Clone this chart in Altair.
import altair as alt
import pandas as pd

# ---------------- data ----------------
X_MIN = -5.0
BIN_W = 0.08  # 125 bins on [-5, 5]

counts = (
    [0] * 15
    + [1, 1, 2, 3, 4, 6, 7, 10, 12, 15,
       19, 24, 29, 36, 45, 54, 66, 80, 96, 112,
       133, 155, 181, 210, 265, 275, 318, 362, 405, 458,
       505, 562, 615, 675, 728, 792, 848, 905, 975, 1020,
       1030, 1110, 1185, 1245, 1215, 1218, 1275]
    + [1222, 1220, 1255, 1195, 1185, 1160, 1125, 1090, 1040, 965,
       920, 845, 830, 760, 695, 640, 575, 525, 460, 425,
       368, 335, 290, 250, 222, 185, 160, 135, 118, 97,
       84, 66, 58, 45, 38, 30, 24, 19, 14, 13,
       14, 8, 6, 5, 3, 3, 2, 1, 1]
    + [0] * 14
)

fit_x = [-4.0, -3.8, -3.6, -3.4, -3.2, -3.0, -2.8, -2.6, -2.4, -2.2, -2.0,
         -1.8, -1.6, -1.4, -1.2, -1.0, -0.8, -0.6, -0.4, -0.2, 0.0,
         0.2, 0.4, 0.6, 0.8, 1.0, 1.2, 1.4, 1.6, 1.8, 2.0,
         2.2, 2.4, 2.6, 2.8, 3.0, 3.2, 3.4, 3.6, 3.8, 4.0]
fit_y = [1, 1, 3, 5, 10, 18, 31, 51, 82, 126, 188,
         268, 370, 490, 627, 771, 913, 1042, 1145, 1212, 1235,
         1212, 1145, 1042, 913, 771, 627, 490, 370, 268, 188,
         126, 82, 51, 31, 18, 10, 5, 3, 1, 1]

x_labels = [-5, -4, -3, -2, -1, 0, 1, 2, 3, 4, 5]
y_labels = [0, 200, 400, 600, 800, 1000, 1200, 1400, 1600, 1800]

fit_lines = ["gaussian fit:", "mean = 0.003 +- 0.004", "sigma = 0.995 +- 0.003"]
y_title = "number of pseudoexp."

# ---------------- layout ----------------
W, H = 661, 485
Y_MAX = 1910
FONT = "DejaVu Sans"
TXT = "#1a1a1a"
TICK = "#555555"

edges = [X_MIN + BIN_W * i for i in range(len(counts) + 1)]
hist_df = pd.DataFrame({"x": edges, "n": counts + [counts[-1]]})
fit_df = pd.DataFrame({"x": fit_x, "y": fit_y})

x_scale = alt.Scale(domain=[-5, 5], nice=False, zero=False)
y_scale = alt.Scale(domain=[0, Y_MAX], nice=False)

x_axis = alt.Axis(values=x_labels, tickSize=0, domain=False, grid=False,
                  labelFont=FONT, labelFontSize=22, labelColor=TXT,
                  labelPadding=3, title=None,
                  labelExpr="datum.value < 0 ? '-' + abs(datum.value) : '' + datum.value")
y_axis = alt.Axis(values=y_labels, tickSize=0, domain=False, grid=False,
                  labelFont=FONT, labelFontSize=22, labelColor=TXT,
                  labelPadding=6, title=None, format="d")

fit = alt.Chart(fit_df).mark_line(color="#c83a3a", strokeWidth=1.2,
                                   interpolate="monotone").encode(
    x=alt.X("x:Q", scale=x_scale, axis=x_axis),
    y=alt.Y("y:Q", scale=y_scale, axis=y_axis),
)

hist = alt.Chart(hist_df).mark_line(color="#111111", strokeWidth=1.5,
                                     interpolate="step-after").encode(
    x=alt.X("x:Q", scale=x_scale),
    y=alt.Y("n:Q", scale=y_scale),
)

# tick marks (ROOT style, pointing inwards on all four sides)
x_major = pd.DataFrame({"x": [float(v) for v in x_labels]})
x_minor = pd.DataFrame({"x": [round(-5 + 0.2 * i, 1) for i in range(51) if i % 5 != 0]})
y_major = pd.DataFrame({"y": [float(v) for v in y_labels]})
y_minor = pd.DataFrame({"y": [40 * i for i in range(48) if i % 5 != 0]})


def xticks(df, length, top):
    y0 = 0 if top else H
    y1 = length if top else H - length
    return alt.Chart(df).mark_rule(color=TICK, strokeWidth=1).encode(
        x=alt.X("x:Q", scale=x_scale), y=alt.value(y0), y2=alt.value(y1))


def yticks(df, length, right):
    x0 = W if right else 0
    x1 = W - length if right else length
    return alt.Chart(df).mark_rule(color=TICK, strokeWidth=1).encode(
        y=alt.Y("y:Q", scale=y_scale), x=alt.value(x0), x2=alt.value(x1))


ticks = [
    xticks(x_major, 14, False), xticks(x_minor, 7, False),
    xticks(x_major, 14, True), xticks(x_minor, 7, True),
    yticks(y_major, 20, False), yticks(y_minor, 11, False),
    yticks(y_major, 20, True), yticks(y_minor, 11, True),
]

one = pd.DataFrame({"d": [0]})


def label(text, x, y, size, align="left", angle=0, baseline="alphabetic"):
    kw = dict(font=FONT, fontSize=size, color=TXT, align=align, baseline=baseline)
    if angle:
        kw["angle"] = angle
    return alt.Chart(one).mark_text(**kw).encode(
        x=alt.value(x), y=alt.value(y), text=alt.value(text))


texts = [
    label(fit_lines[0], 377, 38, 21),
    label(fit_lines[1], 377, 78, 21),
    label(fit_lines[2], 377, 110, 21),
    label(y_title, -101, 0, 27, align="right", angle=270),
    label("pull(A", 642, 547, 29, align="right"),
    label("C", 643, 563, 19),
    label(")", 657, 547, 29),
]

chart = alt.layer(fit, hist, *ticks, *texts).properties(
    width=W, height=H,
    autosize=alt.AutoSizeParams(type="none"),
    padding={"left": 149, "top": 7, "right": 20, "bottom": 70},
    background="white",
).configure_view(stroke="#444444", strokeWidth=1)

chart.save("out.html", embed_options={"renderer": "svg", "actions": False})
* * *
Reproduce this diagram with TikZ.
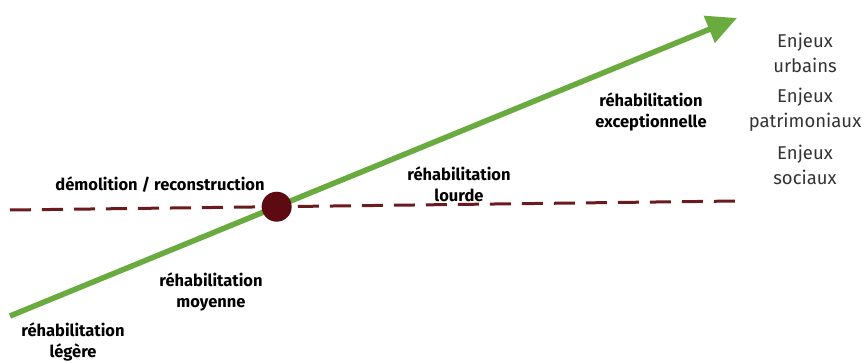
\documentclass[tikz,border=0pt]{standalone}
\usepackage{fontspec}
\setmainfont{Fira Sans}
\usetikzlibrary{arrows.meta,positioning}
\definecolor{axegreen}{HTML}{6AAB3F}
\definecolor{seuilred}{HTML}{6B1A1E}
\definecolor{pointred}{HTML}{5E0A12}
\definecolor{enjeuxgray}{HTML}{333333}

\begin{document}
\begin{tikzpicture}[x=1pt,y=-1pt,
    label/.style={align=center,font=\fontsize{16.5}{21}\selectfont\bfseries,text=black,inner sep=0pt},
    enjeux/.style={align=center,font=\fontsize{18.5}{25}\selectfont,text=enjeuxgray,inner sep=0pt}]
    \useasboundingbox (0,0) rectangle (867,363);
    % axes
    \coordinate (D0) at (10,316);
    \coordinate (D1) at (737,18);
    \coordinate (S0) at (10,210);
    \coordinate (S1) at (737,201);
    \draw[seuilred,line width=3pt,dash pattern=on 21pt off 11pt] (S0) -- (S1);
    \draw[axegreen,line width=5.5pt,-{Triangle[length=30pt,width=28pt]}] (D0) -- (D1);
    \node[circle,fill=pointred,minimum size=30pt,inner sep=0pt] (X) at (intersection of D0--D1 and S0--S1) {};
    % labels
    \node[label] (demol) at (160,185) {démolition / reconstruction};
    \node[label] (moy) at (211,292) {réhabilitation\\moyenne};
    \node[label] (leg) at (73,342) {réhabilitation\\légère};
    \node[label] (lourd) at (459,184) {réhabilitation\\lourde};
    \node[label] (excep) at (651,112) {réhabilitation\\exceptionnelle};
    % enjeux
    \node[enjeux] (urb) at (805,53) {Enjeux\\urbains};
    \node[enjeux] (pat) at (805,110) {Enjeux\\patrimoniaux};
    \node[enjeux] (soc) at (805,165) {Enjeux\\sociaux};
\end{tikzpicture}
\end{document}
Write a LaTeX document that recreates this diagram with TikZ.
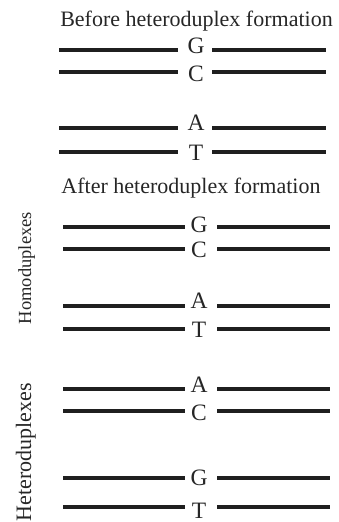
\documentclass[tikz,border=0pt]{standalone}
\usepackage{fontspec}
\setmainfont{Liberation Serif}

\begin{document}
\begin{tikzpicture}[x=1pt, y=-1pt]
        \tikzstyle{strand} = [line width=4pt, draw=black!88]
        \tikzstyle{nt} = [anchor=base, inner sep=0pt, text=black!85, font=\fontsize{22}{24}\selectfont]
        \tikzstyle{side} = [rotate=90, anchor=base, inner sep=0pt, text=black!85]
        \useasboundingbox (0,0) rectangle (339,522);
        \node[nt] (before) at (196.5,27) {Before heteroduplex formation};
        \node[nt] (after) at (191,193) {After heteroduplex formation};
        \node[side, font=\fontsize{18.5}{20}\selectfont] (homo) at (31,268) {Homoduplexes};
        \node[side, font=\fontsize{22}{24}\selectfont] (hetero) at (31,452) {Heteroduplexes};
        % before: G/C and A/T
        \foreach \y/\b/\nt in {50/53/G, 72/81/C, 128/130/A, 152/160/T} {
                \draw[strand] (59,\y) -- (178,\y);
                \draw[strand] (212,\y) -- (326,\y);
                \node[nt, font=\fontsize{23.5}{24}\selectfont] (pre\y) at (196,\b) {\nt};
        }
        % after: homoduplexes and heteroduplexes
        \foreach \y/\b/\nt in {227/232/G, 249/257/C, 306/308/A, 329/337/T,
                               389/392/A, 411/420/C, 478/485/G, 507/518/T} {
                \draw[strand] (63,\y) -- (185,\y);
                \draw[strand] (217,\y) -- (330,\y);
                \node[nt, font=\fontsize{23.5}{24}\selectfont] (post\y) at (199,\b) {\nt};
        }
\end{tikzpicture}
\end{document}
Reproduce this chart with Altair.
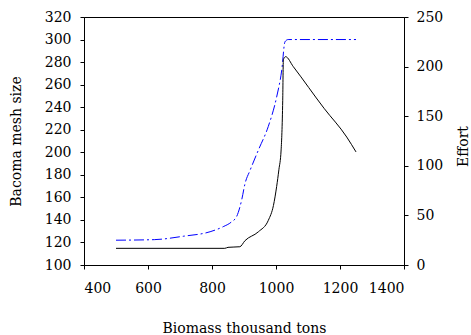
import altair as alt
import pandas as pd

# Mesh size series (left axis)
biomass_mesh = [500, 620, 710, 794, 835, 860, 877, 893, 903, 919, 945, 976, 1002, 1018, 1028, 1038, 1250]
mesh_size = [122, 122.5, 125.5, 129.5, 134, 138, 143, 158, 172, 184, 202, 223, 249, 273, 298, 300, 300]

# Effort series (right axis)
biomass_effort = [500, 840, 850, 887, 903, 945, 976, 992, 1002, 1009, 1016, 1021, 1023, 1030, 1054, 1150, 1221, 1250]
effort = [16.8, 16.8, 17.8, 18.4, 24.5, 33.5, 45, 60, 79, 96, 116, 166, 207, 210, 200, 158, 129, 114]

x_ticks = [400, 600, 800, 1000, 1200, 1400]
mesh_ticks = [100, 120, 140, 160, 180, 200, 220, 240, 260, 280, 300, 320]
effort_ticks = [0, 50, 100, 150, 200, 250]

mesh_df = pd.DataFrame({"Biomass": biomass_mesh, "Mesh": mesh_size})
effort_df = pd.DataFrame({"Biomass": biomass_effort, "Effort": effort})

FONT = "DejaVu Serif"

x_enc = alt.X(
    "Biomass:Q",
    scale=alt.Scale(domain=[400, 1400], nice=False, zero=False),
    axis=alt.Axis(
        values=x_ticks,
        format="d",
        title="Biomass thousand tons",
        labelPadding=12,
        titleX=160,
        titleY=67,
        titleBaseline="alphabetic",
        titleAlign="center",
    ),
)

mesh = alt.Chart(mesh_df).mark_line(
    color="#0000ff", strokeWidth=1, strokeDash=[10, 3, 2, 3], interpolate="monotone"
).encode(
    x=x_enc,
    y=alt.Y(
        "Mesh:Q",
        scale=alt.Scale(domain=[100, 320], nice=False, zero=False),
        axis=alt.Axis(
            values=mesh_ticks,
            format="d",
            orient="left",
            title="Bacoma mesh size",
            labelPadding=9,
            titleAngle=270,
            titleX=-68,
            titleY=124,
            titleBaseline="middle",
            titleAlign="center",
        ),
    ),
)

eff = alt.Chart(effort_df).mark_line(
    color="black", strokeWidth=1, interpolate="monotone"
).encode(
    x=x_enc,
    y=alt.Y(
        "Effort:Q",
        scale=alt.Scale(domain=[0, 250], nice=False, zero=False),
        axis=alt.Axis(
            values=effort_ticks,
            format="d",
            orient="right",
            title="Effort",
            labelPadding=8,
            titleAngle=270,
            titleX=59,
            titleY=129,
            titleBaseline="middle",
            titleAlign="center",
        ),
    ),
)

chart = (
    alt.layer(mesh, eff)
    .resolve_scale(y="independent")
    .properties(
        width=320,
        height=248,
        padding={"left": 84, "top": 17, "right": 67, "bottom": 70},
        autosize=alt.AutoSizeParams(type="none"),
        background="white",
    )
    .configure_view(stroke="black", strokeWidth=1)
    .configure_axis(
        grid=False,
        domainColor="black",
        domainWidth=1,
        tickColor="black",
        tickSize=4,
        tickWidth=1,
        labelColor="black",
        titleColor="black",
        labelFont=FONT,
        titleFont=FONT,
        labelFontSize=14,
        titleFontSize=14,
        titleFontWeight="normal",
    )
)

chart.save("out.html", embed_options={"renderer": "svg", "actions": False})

◆ **TASK TO CARRY OUT**: Your job is to reproduce the lines from the one with "Reproduce this chart with Altair." through the one with "298, 300, 300]", both kept, exactly as they are. Leave out the pictures.

◆ **CORRECT RESPONSE**:
Reproduce this chart with Altair.
import altair as alt
import pandas as pd

# Mesh size series (left axis)
biomass_mesh = [500, 620, 710, 794, 835, 860, 877, 893, 903, 919, 945, 976, 1002, 1018, 1028, 1038, 1250]
mesh_size = [122, 122.5, 125.5, 129.5, 134, 138, 143, 158, 172, 184, 202, 223, 249, 273, 298, 300, 300]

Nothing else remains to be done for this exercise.